* **EXERCISE BRIEF**
Copy each line below that includes "with".

*****

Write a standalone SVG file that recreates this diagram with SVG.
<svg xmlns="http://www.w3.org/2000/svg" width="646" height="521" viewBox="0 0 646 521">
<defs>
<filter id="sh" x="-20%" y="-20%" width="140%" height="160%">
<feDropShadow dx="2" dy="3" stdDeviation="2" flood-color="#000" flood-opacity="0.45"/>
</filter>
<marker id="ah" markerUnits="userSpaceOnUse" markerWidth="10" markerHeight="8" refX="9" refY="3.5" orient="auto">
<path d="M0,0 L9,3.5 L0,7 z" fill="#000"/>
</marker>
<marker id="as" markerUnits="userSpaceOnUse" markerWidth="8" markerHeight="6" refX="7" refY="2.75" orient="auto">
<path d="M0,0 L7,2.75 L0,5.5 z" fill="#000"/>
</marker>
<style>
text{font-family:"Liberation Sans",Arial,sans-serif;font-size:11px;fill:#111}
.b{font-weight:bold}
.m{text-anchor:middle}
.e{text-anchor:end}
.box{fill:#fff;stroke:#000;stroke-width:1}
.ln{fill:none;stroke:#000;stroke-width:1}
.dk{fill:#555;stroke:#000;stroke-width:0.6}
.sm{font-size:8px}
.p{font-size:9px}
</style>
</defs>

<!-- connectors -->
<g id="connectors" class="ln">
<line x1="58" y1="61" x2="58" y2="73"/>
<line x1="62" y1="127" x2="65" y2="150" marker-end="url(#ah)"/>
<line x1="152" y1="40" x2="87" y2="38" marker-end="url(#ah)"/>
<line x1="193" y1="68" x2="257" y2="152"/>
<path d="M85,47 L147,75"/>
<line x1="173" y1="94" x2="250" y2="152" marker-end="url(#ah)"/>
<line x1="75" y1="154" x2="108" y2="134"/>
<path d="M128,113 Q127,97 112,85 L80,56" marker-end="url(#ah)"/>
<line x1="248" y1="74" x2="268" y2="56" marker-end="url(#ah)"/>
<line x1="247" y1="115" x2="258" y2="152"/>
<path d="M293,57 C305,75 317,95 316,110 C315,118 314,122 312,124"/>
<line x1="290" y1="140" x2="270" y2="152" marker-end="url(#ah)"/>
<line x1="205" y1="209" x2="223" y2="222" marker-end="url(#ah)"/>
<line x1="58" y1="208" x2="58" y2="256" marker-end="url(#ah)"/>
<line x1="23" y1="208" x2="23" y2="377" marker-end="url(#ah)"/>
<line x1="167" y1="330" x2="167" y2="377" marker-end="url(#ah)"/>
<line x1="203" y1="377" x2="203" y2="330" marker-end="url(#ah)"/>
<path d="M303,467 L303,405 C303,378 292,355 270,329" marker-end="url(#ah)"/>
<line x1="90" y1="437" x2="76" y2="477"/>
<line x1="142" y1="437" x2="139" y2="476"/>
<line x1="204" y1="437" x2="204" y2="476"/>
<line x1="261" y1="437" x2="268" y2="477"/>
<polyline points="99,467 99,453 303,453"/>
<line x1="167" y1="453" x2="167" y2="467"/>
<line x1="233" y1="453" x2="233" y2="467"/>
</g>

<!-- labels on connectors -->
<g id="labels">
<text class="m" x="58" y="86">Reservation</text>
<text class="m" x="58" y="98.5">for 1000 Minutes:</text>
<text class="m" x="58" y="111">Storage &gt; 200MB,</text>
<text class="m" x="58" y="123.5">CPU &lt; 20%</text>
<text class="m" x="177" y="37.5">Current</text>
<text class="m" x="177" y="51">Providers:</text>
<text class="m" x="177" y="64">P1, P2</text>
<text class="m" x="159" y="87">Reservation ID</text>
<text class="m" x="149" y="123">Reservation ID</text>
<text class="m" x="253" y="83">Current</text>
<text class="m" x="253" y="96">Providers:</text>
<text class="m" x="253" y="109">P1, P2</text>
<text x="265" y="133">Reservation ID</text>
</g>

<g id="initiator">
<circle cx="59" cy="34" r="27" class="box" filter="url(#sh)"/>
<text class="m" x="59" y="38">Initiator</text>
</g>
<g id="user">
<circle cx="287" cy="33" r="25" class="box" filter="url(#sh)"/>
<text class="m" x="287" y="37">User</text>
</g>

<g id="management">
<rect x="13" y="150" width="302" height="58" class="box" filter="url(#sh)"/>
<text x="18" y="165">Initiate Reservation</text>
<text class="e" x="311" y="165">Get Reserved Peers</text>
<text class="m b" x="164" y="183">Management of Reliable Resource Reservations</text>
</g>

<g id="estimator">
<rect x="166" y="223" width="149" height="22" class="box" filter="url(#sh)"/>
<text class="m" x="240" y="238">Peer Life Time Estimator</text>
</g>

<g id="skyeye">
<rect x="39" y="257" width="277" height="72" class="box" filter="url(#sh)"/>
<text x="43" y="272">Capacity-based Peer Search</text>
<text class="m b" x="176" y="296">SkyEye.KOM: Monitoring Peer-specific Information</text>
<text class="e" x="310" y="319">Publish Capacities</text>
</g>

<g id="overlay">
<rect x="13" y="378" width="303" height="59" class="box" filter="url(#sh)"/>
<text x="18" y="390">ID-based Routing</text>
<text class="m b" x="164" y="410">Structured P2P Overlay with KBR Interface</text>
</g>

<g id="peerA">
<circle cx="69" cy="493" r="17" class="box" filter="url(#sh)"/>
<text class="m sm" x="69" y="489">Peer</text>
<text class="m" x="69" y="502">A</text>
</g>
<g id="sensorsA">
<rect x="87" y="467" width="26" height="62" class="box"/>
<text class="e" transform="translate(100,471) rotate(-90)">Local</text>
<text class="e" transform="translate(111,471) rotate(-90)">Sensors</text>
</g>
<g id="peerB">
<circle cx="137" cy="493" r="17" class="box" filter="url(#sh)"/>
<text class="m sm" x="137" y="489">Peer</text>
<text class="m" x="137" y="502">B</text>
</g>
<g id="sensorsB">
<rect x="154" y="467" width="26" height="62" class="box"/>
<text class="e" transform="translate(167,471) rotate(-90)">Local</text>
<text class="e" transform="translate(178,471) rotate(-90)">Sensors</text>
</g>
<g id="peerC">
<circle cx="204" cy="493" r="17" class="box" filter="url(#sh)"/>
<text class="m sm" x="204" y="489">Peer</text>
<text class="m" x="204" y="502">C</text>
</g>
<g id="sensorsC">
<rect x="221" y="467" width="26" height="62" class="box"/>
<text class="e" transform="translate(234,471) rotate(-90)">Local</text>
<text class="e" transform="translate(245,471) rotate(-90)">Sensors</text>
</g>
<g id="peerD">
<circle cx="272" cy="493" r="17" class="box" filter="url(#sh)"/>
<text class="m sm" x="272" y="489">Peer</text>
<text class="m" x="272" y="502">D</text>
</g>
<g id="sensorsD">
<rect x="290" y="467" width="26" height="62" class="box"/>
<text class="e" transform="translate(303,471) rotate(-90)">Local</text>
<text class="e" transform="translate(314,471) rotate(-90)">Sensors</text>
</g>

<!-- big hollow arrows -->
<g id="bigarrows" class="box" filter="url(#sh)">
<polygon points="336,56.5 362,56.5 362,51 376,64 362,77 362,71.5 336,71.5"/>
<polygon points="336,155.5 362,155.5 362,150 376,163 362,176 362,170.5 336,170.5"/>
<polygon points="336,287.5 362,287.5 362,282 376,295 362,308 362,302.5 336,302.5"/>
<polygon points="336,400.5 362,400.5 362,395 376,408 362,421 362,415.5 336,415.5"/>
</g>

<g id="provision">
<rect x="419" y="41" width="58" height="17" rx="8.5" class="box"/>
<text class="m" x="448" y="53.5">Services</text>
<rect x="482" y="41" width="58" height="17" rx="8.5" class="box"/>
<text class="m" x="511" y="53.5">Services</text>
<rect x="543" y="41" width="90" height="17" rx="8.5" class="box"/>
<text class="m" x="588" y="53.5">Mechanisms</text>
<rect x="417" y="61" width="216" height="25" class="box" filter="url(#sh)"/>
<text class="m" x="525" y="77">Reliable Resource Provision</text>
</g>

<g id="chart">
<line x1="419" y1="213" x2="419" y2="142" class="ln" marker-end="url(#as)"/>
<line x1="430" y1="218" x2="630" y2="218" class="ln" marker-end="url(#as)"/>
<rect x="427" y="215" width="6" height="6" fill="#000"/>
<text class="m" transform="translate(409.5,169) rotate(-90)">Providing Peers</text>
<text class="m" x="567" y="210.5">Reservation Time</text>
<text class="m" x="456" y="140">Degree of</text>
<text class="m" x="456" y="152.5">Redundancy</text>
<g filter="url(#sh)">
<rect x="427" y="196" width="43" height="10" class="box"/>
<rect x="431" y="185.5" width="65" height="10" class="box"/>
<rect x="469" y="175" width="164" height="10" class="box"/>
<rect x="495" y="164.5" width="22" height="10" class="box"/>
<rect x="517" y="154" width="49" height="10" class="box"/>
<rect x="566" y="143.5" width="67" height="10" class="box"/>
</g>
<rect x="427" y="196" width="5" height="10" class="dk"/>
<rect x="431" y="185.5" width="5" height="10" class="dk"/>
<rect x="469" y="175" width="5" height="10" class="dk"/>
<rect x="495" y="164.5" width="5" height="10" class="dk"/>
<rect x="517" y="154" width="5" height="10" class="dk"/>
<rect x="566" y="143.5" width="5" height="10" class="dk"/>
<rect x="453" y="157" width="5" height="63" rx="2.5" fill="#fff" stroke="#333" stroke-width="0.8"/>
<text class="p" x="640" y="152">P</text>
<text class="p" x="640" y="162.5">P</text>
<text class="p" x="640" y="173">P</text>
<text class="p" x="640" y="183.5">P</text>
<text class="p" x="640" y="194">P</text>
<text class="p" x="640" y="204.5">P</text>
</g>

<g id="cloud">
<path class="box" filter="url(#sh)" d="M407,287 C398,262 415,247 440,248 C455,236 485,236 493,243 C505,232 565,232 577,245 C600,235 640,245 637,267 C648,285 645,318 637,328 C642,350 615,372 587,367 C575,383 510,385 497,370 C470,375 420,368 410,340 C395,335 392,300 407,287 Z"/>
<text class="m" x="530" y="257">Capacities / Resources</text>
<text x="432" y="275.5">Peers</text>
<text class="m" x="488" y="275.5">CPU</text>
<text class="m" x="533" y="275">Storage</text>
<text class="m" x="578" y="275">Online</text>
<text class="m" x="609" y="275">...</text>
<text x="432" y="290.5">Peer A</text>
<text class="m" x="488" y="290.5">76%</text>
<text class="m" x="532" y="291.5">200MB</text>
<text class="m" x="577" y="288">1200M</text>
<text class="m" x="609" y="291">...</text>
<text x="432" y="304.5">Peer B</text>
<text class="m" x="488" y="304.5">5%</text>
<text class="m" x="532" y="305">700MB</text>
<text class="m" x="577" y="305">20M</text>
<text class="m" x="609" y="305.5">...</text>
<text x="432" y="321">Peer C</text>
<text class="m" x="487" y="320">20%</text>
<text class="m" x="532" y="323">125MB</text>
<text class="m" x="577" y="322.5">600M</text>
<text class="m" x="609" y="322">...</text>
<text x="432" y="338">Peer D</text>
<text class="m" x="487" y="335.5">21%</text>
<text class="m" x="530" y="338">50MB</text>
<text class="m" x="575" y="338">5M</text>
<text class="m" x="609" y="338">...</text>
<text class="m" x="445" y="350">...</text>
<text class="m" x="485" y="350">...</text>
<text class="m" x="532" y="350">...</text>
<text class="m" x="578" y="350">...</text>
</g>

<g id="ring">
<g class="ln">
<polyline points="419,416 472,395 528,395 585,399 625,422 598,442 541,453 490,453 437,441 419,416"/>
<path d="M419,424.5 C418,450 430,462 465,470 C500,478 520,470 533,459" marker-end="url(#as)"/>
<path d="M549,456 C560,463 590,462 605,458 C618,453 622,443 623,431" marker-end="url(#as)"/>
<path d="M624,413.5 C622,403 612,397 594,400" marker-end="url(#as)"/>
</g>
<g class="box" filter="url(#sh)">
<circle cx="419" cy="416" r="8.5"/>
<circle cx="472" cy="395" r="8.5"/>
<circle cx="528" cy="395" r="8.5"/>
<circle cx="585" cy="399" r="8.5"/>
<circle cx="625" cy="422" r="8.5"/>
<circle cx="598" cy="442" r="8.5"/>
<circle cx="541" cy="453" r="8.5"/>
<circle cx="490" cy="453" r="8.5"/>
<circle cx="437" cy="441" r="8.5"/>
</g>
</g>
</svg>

*****

* **TASK OUTPUT**
Write a standalone SVG file that recreates this diagram with SVG.
<text class="m b" x="164" y="410">Structured P2P Overlay with KBR Interface</text>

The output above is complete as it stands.